Articles of Faith

Following are the Panthean Temples Articles of Faith. 


The key



ARTICLE 1. The members of this temple shall be known as Pagans, the polytheistic followers of the Old Religions who accept, “An it harm none, do as ye will”, as their highest ideal.

ARTICLE 2. We are a community made up of a myriad of Wiccan, Pagan, nature-based, and polytheistic religions. We advocate the tolerance of other faiths, however monotheistic religions and those who do not follow the “harm none” ideal have no place within our church structure. Having a church gives us a place to worship, lends credibility to our religions and begins the process of reclaiming them. It is our hope that the firmness of our convictions will be our greatest gift to future generations. Our temple, by its very nature, is meant to be a place of worship, peace, and healing.

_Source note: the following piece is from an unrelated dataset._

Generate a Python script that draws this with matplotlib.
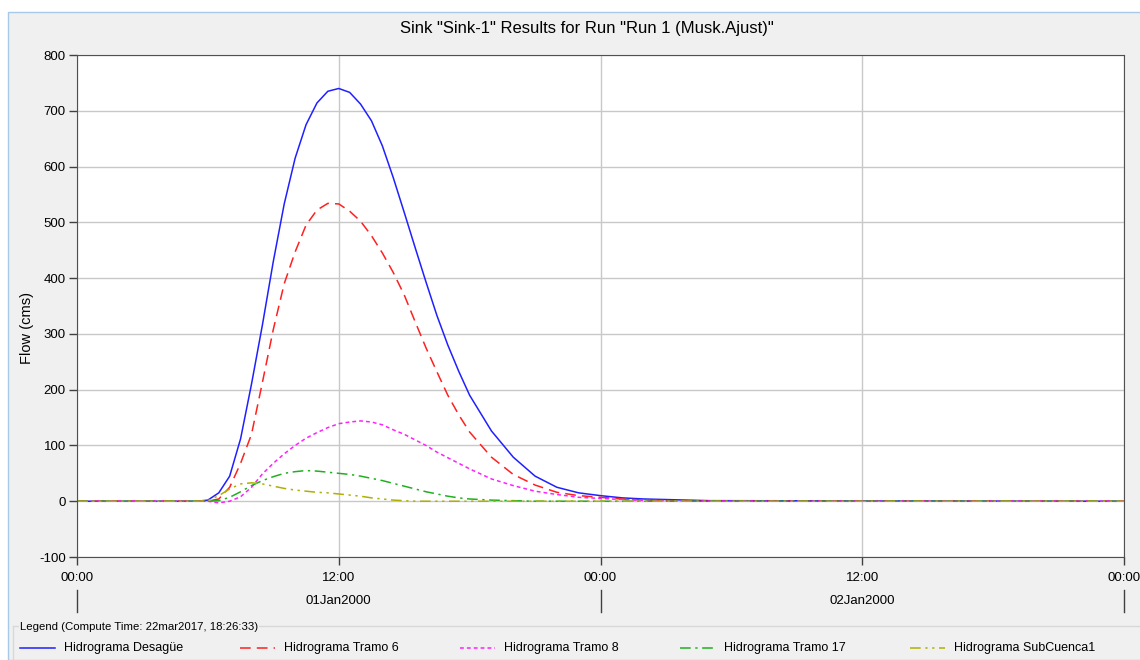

ARTICLE 3. It is our belief that “An it harm none, do as ye will” shall constitute a policy within the church of karmic law that is followed by many religions under many other names. Harming none shall be considered as, but not limited to; physical, emotional, mental, or spiritual actions taken against another person(s) with the intention to cause injury (with the exception of self-defense); and this includes, but is not limited to physical injury, lying, performance of spells or magical rites specifically against another person(s), group, being(s) or property. This can also be defined as I. Harm: Shall be defined as interfering with another’s free will, lessening someone’s freedom of
choice, causing unnecessary injury, damaging someone physically, mentally, emotionally or spiritually, or wantonly destroying something. II. None: Shall be defined as “no one”, including the self and may also extend to other beings, the public, or property. III. Will: Shall be defined as intention, purpose, and focus of action.

ARTICLE 4. Within the definition of this church, referring to oneself as a “Pagan” does not necessarily make one a Pagan; but neither do hereditary lines, the collection of titles, degrees, or initiations. A Pagan respects the forces within her/himself that make life possible in order to live wisely and well without harm to others and in harmony with nature.

ARTICLE 5. We practice rites to attune ourselves with the natural rhythms of life forces marked by, but not limited to, the phases of the moon, seasonal quarters and cross quarters.

ARTICLE 6. We recognize that our intelligence gives us a unique responsibility for our environment. We seek to live in harmony with nature, in ecological balance offering fulfillment to life and consciousness with an evolutionary concept.

ARTICLE 7. We acknowledge a depth of power far greater than that apparent to the average person because it is far greater than ordinary, it is sometimes called “supernatural.” We see it as lying within that which is naturally potential to all.

ARTICLE 8. We conceive of the Creative Power in the universe as manifesting as masculine and feminine, and that this same Creative Power lies in all people and functions through the interaction of the masculine and feminine. We value neither above the other, knowing each to be supportive to the other.

ARTICLE 9. We see religion, magic, and wisdom in living as being united in the way one views the world and lives within it. ARTICLE 10. We acknowledge the need for respect for others, their beliefs, and ways of worship. We recognize that the quality of each individual’s religious experience may differ; and therefore, each individual’s experience has value. Thus courtesy, respect, and tolerance is expected.